"Wollentz's study is very impressive in its intellectual breadth and depth, combining acute insights in the theory of heritage and memory with detailed empirical observations derived from heritage ethnographies in Bosnia and Herzegovina, Kosovo, and Sweden."
-- Prof. Cornelius Holtorf, UNESCO Chair on Heritage Futures, Linnaeus University, Sweden
This book studies how people negotiate difficult heritage within their everyday lives, focusing on memory, belonging, and identity. The starting point for the examination is that temporalities lie at the core of understanding this negotiation and that the connection between temporalities and difficult heritage remains poorly understood and theorized in previous research. In order to fully explore the temporalities of difficult heritage, the book investigates places in which the incidents of violence occurred in different time periods. It examines one example of modern violence (Mostar in Bosnia and Herzegovina), one example of where the associated incident occurred during medieval times (the Gazimestan monument in Kosovo), and one example of prehistoric violence (Sandby borg in Sweden). The book presents new theoretical perspectives and provides suggestions for developing sites of difficult heritage, and will thus be relevant for academic researchers, students, and heritage professionals.

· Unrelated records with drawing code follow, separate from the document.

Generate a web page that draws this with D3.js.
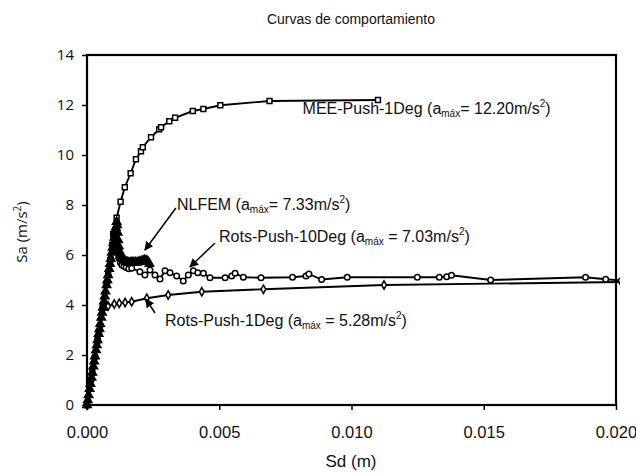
<!DOCTYPE html>
<html><head><meta charset="utf-8">
<script src="https://cdn.jsdelivr.net/npm/d3@7"></script>
<style>
body{margin:0;background:#fff;}
svg{display:block;}
</style></head>
<body>
<svg id="c" width="636" height="474"></svg>
<script>
// ---- data ----
const xTicks = [0, 0.005, 0.010, 0.015, 0.020];
const yTicks = [0, 2, 4, 6, 8, 10, 12, 14];

const meeX = [0, 0.0002, 0.0004, 0.0006, 0.0008, 0.00088, 0.00095, 0.00099, 0.00112, 0.00127, 0.00143, 0.00165, 0.00185, 0.00204, 0.00211, 0.00242, 0.00273, 0.0028, 0.00311, 0.00333, 0.004, 0.0044, 0.00504, 0.0069, 0.011];
const meeY = [0, 1.3, 2.6, 3.9, 5.2, 5.8, 6.4, 6.83, 7.49, 8.13, 8.71, 9.27, 9.83, 10.15, 10.31, 10.71, 11.03, 11.11, 11.35, 11.49, 11.76, 11.84, 11.99, 12.16, 12.2];

const nlfemX = [0, 0.00003, 0.00006, 0.0001, 0.00013, 0.00017, 0.0002, 0.00024, 0.00027, 0.0003, 0.00034, 0.00037, 0.0004, 0.00044, 0.00047, 0.0005, 0.00054, 0.00057, 0.0006, 0.00064, 0.00067, 0.0007, 0.00074, 0.00077, 0.0008, 0.00084, 0.00087, 0.0009, 0.00094, 0.00097, 0.001, 0.00103, 0.00106, 0.00109, 0.00112, 0.00114, 0.00116, 0.00118, 0.0012, 0.00123, 0.00126, 0.0013, 0.00135, 0.0014, 0.00146, 0.00152, 0.00158, 0.00164, 0.0017, 0.00176, 0.00182, 0.00188, 0.00194, 0.002, 0.00206, 0.00212, 0.00218, 0.00224, 0.0023, 0.00236];
const nlfemY = [0, 0.2, 0.4, 0.65, 0.85, 1.1, 1.3, 1.55, 1.75, 1.95, 2.2, 2.4, 2.6, 2.85, 3.05, 3.25, 3.5, 3.7, 3.9, 4.15, 4.35, 4.55, 4.8, 5.0, 5.2, 5.45, 5.65, 5.85, 6.1, 6.3, 6.5, 6.7, 6.9, 7.1, 7.33, 7.2, 6.9, 6.6, 6.35, 6.15, 6.0, 5.9, 5.85, 5.8, 5.75, 5.72, 5.7, 5.7, 5.72, 5.7, 5.72, 5.7, 5.72, 5.74, 5.75, 5.78, 5.8, 5.78, 5.75, 5.65];

const rots10X = [0, 0.00015, 0.0003, 0.00045, 0.0006, 0.00075, 0.0009, 0.00105, 0.00108, 0.00112, 0.00116, 0.0012, 0.00126, 0.00132, 0.0014, 0.00148, 0.00158, 0.00169, 0.002, 0.00219, 0.00238, 0.00257, 0.00276, 0.00295, 0.00314, 0.00339, 0.00364, 0.00383, 0.00402, 0.00419, 0.0044, 0.00465, 0.00522, 0.00547, 0.0056, 0.00591, 0.00658, 0.00777, 0.00828, 0.00839, 0.00887, 0.00984, 0.01249, 0.01332, 0.0136, 0.01378, 0.01526, 0.01885, 0.01961, 0.0202];
const rots10Y = [0, 1.0, 1.95, 2.9, 3.9, 4.85, 5.85, 6.8, 7.03, 6.6, 6.2, 5.9, 5.7, 5.6, 5.55, 5.5, 5.45, 5.47, 5.33, 5.2, 5.4, 5.2, 5.04, 5.37, 5.29, 5.16, 4.96, 5.2, 5.37, 5.29, 5.27, 5.09, 5.09, 5.16, 5.27, 5.11, 5.09, 5.11, 5.16, 5.24, 5.02, 5.11, 5.11, 5.11, 5.13, 5.19, 5.0, 5.11, 5.03, 4.98];

const rots1X = [0, 0.0001, 0.0002, 0.0003, 0.0004, 0.0005, 0.00064, 0.0008, 0.00103, 0.00122, 0.00144, 0.00169, 0.00226, 0.00307, 0.00434, 0.00667, 0.01123, 0.0202];
const rots1Y = [0, 0.62, 1.25, 1.87, 2.5, 3.12, 3.95, 3.96, 4.04, 4.07, 4.1, 4.13, 4.27, 4.4, 4.53, 4.63, 4.8, 4.92];

// annotations
const annLabels = ["MEE-Push-1Deg (a", "NLFEM (a", "Rots-Push-10Deg (a", "Rots-Push-1Deg (a"];
const annValues = ["= 12.20m/s", "= 7.33m/s", " = 7.03m/s", " = 5.28m/s"];
const annTextX = [0.00815, 0.00340, 0.00499, 0.00295];
const annTextY = [11.66, 7.82, 6.54, 3.18];
const annFromX = [null, 0.00336, 0.00484, 0.00257];
const annFromY = [null, 7.88, 6.48, 3.68];
const annToX = [null, 0.00219, 0.00389, 0.00223];
const annToY = [null, 6.2, 5.52, 4.24];

// ---- layout ----
const W = 636, H = 474;
const m = {l: 87, r: 20, t: 55, b: 69};
const svg = d3.select("#c");
const x = d3.scaleLinear().domain([0, 0.02]).range([m.l, W - m.r]);
const y = d3.scaleLinear().domain([0, 14]).range([H - m.b, m.t]);

const defs = svg.append("defs");
defs.append("clipPath").attr("id", "clip")
  .append("rect").attr("x", m.l - 6).attr("y", m.t).attr("width", W - m.r - m.l + 10).attr("height", H - m.b - m.t + 8);

// title
svg.append("text").attr("x", 351).attr("y", 24).attr("text-anchor", "middle")
  .attr("font-family", "Liberation Sans, Arial, sans-serif").attr("font-size", 14).attr("fill", "#111")
  .text("Curvas de comportamiento");

// axes
const xAxis = svg.append("g").attr("transform", `translate(0,${H - m.b})`)
  .call(d3.axisBottom(x).tickValues(xTicks).tickFormat(d3.format(".3f")).tickSize(5).tickPadding(16));
xAxis.selectAll("text").attr("font-family", "Liberation Sans Narrow, Arial Narrow, sans-serif").attr("font-size", 16.5).attr("fill", "#111");
const yAxis = svg.append("g").attr("transform", `translate(${m.l},0)`)
  .call(d3.axisLeft(y).tickValues(yTicks).tickSize(5).tickPadding(8));
yAxis.selectAll("text").attr("font-family", "Open Sans, Noto Sans, sans-serif").attr("font-size", 15).attr("fill", "#111");
svg.selectAll(".domain").remove();
svg.selectAll(".tick line").attr("stroke", "#000").attr("stroke-width", 1.5);

// frame
svg.append("rect").attr("x", x(0)).attr("y", y(14)).attr("width", x(0.02) - x(0)).attr("height", y(0) - y(14))
  .attr("fill", "none").attr("stroke", "#000").attr("stroke-width", 2.2);

// axis labels
svg.append("text").attr("x", 351).attr("y", 467).attr("text-anchor", "middle")
  .attr("font-family", "Liberation Sans Narrow, Arial Narrow, sans-serif").attr("font-size", 17).attr("fill", "#111")
  .text("Sd (m)");
const yl = svg.append("text").attr("transform", "translate(27,232) rotate(-90)").attr("text-anchor", "middle")
  .attr("font-family", "Open Sans, Noto Sans, sans-serif").attr("font-size", 15).attr("fill", "#111");
yl.append("tspan").text("Sa (m/s");
yl.append("tspan").attr("font-size", 10).attr("dy", -6).text("2");
yl.append("tspan").attr("dy", 6).text(")");

// series
const plot = svg.append("g").attr("clip-path", "url(#clip)");
const line = d3.line().x(d => x(d[0])).y(d => y(d[1]));
function series(xs, ys, sym, size, filled) {
  const pts = xs.map((v, i) => [v, ys[i]]);
  plot.append("path").datum(pts).attr("d", line).attr("fill", "none").attr("stroke", "#000").attr("stroke-width", 1.9);
  plot.selectAll(null).data(pts).enter().append("path")
    .attr("transform", d => `translate(${x(d[0])},${y(d[1])})`)
    .attr("d", d3.symbol().type(sym).size(size))
    .attr("fill", filled ? "#000" : "#fff").attr("stroke", "#000").attr("stroke-width", 1.5);
}
series(rots1X, rots1Y, d3.symbolDiamond, 20, false);
series(rots10X, rots10Y, d3.symbolCircle, 24, false);
series(meeX, meeY, d3.symbolSquare, 24, false);
series(nlfemX, nlfemY, d3.symbolTriangle, 30, true);

// annotations
defs.append("marker").attr("id", "arr").attr("viewBox", "0 0 10 10")
  .attr("refX", 9).attr("refY", 5).attr("markerWidth", 9).attr("markerHeight", 9).attr("orient", "auto")
  .attr("markerUnits", "userSpaceOnUse")
  .append("path").attr("d", "M0,0 L10,5 L0,10 z").attr("fill", "#000");
annLabels.forEach((lab, i) => {
  const t = svg.append("text").attr("x", x(annTextX[i])).attr("y", y(annTextY[i]))
    .attr("font-family", "Liberation Sans, Arial, sans-serif").attr("font-size", 16).attr("fill", "#111");
  t.append("tspan").text(lab);
  t.append("tspan").attr("font-size", 10).attr("dy", 3).text("máx");
  t.append("tspan").attr("dy", -3).text(annValues[i]);
  t.append("tspan").attr("font-size", 10).attr("dy", -7).text("2");
  t.append("tspan").attr("dy", 7).text(")");
  if (annFromX[i] !== null) {
    svg.append("line").attr("x1", x(annFromX[i])).attr("y1", y(annFromY[i]))
      .attr("x2", x(annToX[i])).attr("y2", y(annToY[i]))
      .attr("stroke", "#000").attr("stroke-width", 1.5).attr("marker-end", "url(#arr)");
  }
});
</script>
</body></html>
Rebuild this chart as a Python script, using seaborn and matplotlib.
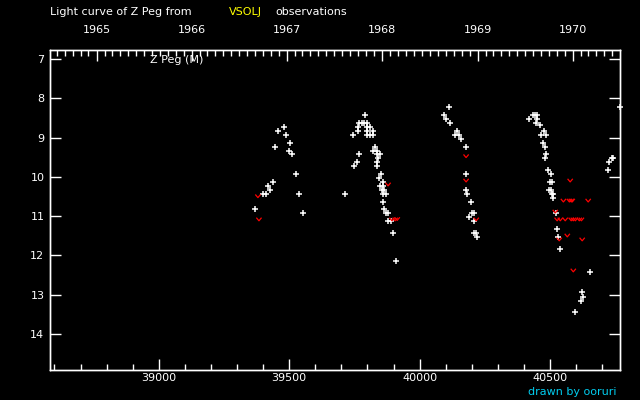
import numpy as np
import pandas as pd
import seaborn as sns
import matplotlib
matplotlib.use("Agg")
import matplotlib.pyplot as plt
from matplotlib.path import Path
from matplotlib.ticker import MultipleLocator

# Z Peg visual estimates, JD - 2400000 and magnitude
obs_jd = [39369, 39399, 39411, 39419, 39426, 39438, 39445, 39457, 39479, 39488,
          39499, 39503, 39511, 39526, 39538, 39553,
          39714, 39745, 39749, 39760, 39764, 39764, 39768, 39768, 39778, 39788,
          39791, 39798, 39798, 39798, 39798, 39810, 39810, 39821, 39821, 39821,
          39829, 39837, 39837, 39837, 39837, 39841, 39845, 39848, 39848, 39852,
          39856, 39860, 39860, 39860, 39860, 39864, 39864, 39871, 39871, 39879,
          39879, 39891, 39898, 39910,
          40094, 40102, 40113, 40117, 40136, 40144, 40152, 40159, 40178, 40178,
          40178, 40182, 40190, 40198, 40201, 40209, 40209, 40209, 40217, 40221,
          40420, 40435, 40443, 40447, 40451, 40451, 40462, 40466, 40474, 40478,
          40481, 40481, 40485, 40485, 40493, 40497, 40501, 40504, 40504, 40508,
          40508, 40512, 40512, 40524, 40527, 40531, 40539, 40597, 40620, 40623,
          40627, 40654,
          40723, 40727, 40739, 40742, 40768]
obs_mag = [10.83, 10.44, 10.44, 10.24, 10.34, 10.14, 9.24, 8.84, 8.73, 8.94,
           9.35, 9.14, 9.42, 9.93, 10.44, 10.93,
           10.44, 8.94, 9.73, 9.63, 8.73, 8.84, 8.63, 9.42, 8.63, 8.63,
           8.43, 8.63, 8.73, 8.84, 8.94, 8.73, 8.94, 8.84, 8.94, 9.35,
           9.24, 9.35, 9.42, 9.63, 9.73, 9.53, 10.04, 9.42, 10.24, 9.93,
           10.34, 10.14, 10.24, 10.44, 10.65, 10.34, 10.83, 10.44, 10.93, 10.93,
           11.13, 11.13, 11.44, 12.15,
           8.43, 8.53, 8.22, 8.63, 8.94, 8.84, 8.94, 9.04, 9.24, 9.93,
           10.34, 10.44, 11.03, 10.65, 10.93, 10.93, 11.13, 11.44, 11.44, 11.54,
           8.53, 8.43, 8.43, 8.63, 8.43, 8.53, 8.68, 8.94, 9.14, 8.84,
           9.24, 9.53, 8.94, 9.42, 9.83, 10.34, 10.14, 9.93, 10.34, 10.14,
           10.44, 10.44, 10.55, 10.93, 11.34, 11.54, 11.85, 13.45, 13.15, 12.94,
           13.05, 12.43,
           9.83, 9.63, 9.53, 9.53, 8.22]

# "fainter than" estimates
faint_jd = [39380, 39384, 39879, 39894, 39906, 39914, 40178, 40178, 40217,
            40520, 40527, 40535, 40539, 40551, 40558, 40566, 40574, 40577, 40581,
            40581, 40585, 40589, 40589, 40597, 40612, 40620, 40623, 40646]
faint_mag = [10.49, 11.08, 10.19, 11.08, 11.08, 11.07, 9.47, 10.09, 11.08,
             10.88, 11.08, 11.59, 11.08, 10.60, 11.08, 11.49, 10.60, 10.09, 10.60,
             11.08, 10.60, 11.08, 12.38, 11.08, 11.08, 11.08, 11.59, 10.60]

years = [1965, 1966, 1967, 1968, 1969, 1970]

sns.set_theme(style="ticks", rc={
    "figure.facecolor": "black", "axes.facecolor": "black",
    "axes.edgecolor": "white", "text.color": "white",
    "xtick.color": "white", "ytick.color": "white",
    "axes.linewidth": 1.0,
})
plt.rcParams["font.family"] = ["DejaVu Sans"]

fig = plt.figure(figsize=(6.4, 4), dpi=100)
ax = fig.add_axes([50/640, 30/400, 570/640, 320/400])

df_obs = pd.DataFrame({"jd": obs_jd, "mag": obs_mag})
df_faint = pd.DataFrame({"jd": faint_jd, "mag": faint_mag})

sns.scatterplot(data=df_obs, x="jd", y="mag", marker="+", color="white",
                s=16, linewidth=1.1, ax=ax, clip_on=False, zorder=3)
vmark = Path([(-1, 0.6), (0, -0.6), (1, 0.6)], [Path.MOVETO, Path.LINETO, Path.LINETO])
sns.scatterplot(data=df_faint, x="jd", y="mag", marker=vmark, color="red",
                facecolor="none", edgecolor="red", s=14, linewidth=0.9, ax=ax, zorder=3)

ax.set_xlim(38583, 40768)
ax.set_ylim(14.92, 6.77)
ax.set_xlabel("")
ax.set_ylabel("")
ax.xaxis.set_major_locator(MultipleLocator(500))
ax.xaxis.set_minor_locator(MultipleLocator(100))
ax.set_yticks(range(7, 15))
ax.tick_params(which="both", direction="in", top=False, right=True,
               labelsize=8, colors="white")
ax.tick_params(which="major", length=8, width=1, pad=4)
ax.tick_params(axis="x", which="major", pad=2)
ax.tick_params(which="minor", length=4, width=1)
ax.tick_params(axis="y", which="minor", left=False, right=False)

# calendar years along the top
axt = ax.twiny()
axt.set_xlim(ax.get_xlim())
year_pos = [pd.Timestamp(f"{y}-01-01").to_julian_date() - 2400000 for y in years]
month_pos = [d.to_julian_date() - 2400000 for d in pd.date_range("1964-08-01", "1970-06-01", freq="MS")]
axt.set_xticks(year_pos)
axt.set_xticklabels([str(y) for y in years])
axt.set_xticks(month_pos, minor=True)
axt.tick_params(which="both", direction="in", labelsize=8, colors="white")
axt.tick_params(which="major", length=8, width=1, pad=11)
axt.tick_params(which="minor", length=4, width=1)
for s in axt.spines.values():
    s.set_color("white")

fig.text(50/640, 1 - 12/400, "Light curve of Z Peg from", fontsize=8, va="center", color="white")
fig.text(229/640, 1 - 12/400, "VSOLJ", fontsize=8, va="center", color="yellow")
fig.text(275/640, 1 - 12/400, "observations", fontsize=8, va="center", color="white")
fig.text(150/640, 1 - 60/400, "Z Peg (M)", fontsize=8, va="center", color="white")
fig.text(617/640, 1 - 392/400, "drawn by ooruri", fontsize=8, va="center", ha="right", color="#00ccee")

fig.savefig("out.png", dpi=100, facecolor="black")
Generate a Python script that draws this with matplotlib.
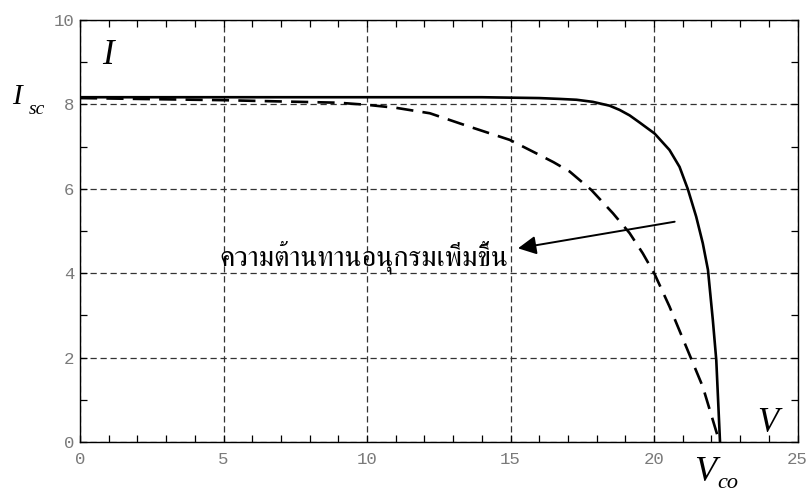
import matplotlib
matplotlib.use('Agg')
import matplotlib.pyplot as plt
from matplotlib import font_manager
from matplotlib.ticker import MultipleLocator
from fontTools.ttLib import TTFont

# 1. 데이터
v_solid = [0, 5, 10, 14, 16, 16.71, 17.3, 17.87, 18.45, 18.80, 19.15, 19.50, 20.02,
           20.54, 20.89, 21.18, 21.47, 21.70, 21.88, 22.05, 22.17, 22.30]
i_solid = [8.17, 8.17, 8.17, 8.17, 8.15, 8.13, 8.11, 8.06, 7.97, 7.87, 7.74, 7.57, 7.31,
           6.92, 6.52, 5.99, 5.34, 4.71, 4.08, 2.89, 1.94, 0.0]

v_dashed = [0, 5, 9, 10, 11, 12.19, 13.58, 14.97, 15.90, 16.5, 17.06, 17.82, 18.57,
            19.15, 19.61, 20.02, 20.54, 21.12, 21.70, 22.28]
i_dashed = [8.15, 8.10, 8.04, 7.99, 7.92, 7.79, 7.47, 7.16, 6.84, 6.63, 6.41, 5.97, 5.42,
            4.95, 4.47, 3.98, 3.21, 2.26, 1.31, 0.0]

x_ticks = [0, 5, 10, 15, 20, 25]
y_ticks = [0, 2, 4, 6, 8, 10]

label_text = 'ความต้านทานอนุกรมเพิ่มขึ้น'


# 태국어 글꼴 찾기 (세리프 우선)
def find_thai_font():
    found = []
    for f in font_manager.fontManager.ttflist:
        if not f.fname.lower().endswith(('.ttf', '.otf', '.ttc')):
            continue
        try:
            cmap = TTFont(f.fname, fontNumber=0, lazy=True).getBestCmap()
        except Exception:
            continue
        if cmap and 0x0E04 in cmap and 0x0E49 in cmap:
            found.append(f.name)
    for name in found:
        if 'Serif' in name:
            return name
    return found[0] if found else 'DejaVu Sans'


thai_font = find_thai_font()

# 2. 그래프
fig = plt.figure(figsize=(8.09, 4.92), dpi=100)
ax = fig.add_axes([80 / 809, 1 - 442 / 492, 717.5 / 809, 422 / 492])

ax.plot(v_solid, i_solid, color='black', lw=1.9, solid_joinstyle='round')
ax.plot(v_dashed, i_dashed, color='black', lw=1.9, linestyle=(0, (6.5, 3.5)))

ax.set_xlim(0, 25)
ax.set_ylim(0, 10)
ax.set_xticks(x_ticks)
ax.set_yticks(y_ticks)
ax.xaxis.set_minor_locator(MultipleLocator(1))
ax.yaxis.set_minor_locator(MultipleLocator(1))
ax.tick_params(which='both', direction='in', top=True, right=True,
               length=5, width=0.9, color='black')
ax.tick_params(axis='both', labelsize=12.5, labelcolor='#7a7a7a')
ax.tick_params(axis='x', pad=7)
ax.tick_params(axis='y', pad=4)
for lab in ax.get_xticklabels() + ax.get_yticklabels():
    lab.set_fontfamily('Liberation Mono')
for sp in ax.spines.values():
    sp.set_linewidth(1.0)

ax.grid(True, which='major', color='#333333', lw=0.9, linestyle=(0, (5, 3)))

# 화살표 + 설명
ax.annotate('', xy=(15.26, 4.59), xytext=(20.72, 5.22),
            arrowprops=dict(arrowstyle='-|>,head_length=0.55,head_width=0.28',
                            mutation_scale=20, lw=1.4, color='black',
                            shrinkA=0, shrinkB=0))
ax.text(4.87, 4.18, label_text, fontsize=20.5, family=[thai_font, 'DejaVu Sans'],
        ha='left', va='baseline')

# 축 기호
serif = dict(family='Liberation Serif', style='italic', color='black')
ax.text(0.77, 8.96, 'I', fontsize=25, ha='left', va='baseline', **serif)
ax.text(23.6, 0.24, 'V', fontsize=25, ha='left', va='baseline', **serif)
ax.text(-2.37, 8.0, 'I', fontsize=21, ha='left', va='baseline', clip_on=False, **serif)
ax.text(-1.8, 7.78, 'sc', fontsize=14, ha='left', va='baseline', clip_on=False, **serif)
ax.text(21.41, -0.93, 'V', fontsize=26, ha='left', va='baseline', clip_on=False, **serif)
ax.text(22.2, -1.08, 'co', fontsize=16, ha='left', va='baseline', clip_on=False, **serif)

plt.savefig('out.png', dpi=100)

Gustav Wollentz defended his PhD in the summer of 2018 at the Graduate School of Human Development in Landscapes, Kiel University, Germany. He received his Bachelor's and his Master's degrees in Archaeology from Linnaeus University in Sweden. In 2018 and in 2019, he was hired within the AHRC-funded Heritage Futures research programme to co-author a chapter on "toxic heritage". He is currently working as a project leader / researcher at the Nordic Centre of Heritage Learning and Creativity, in Östersund, Sweden.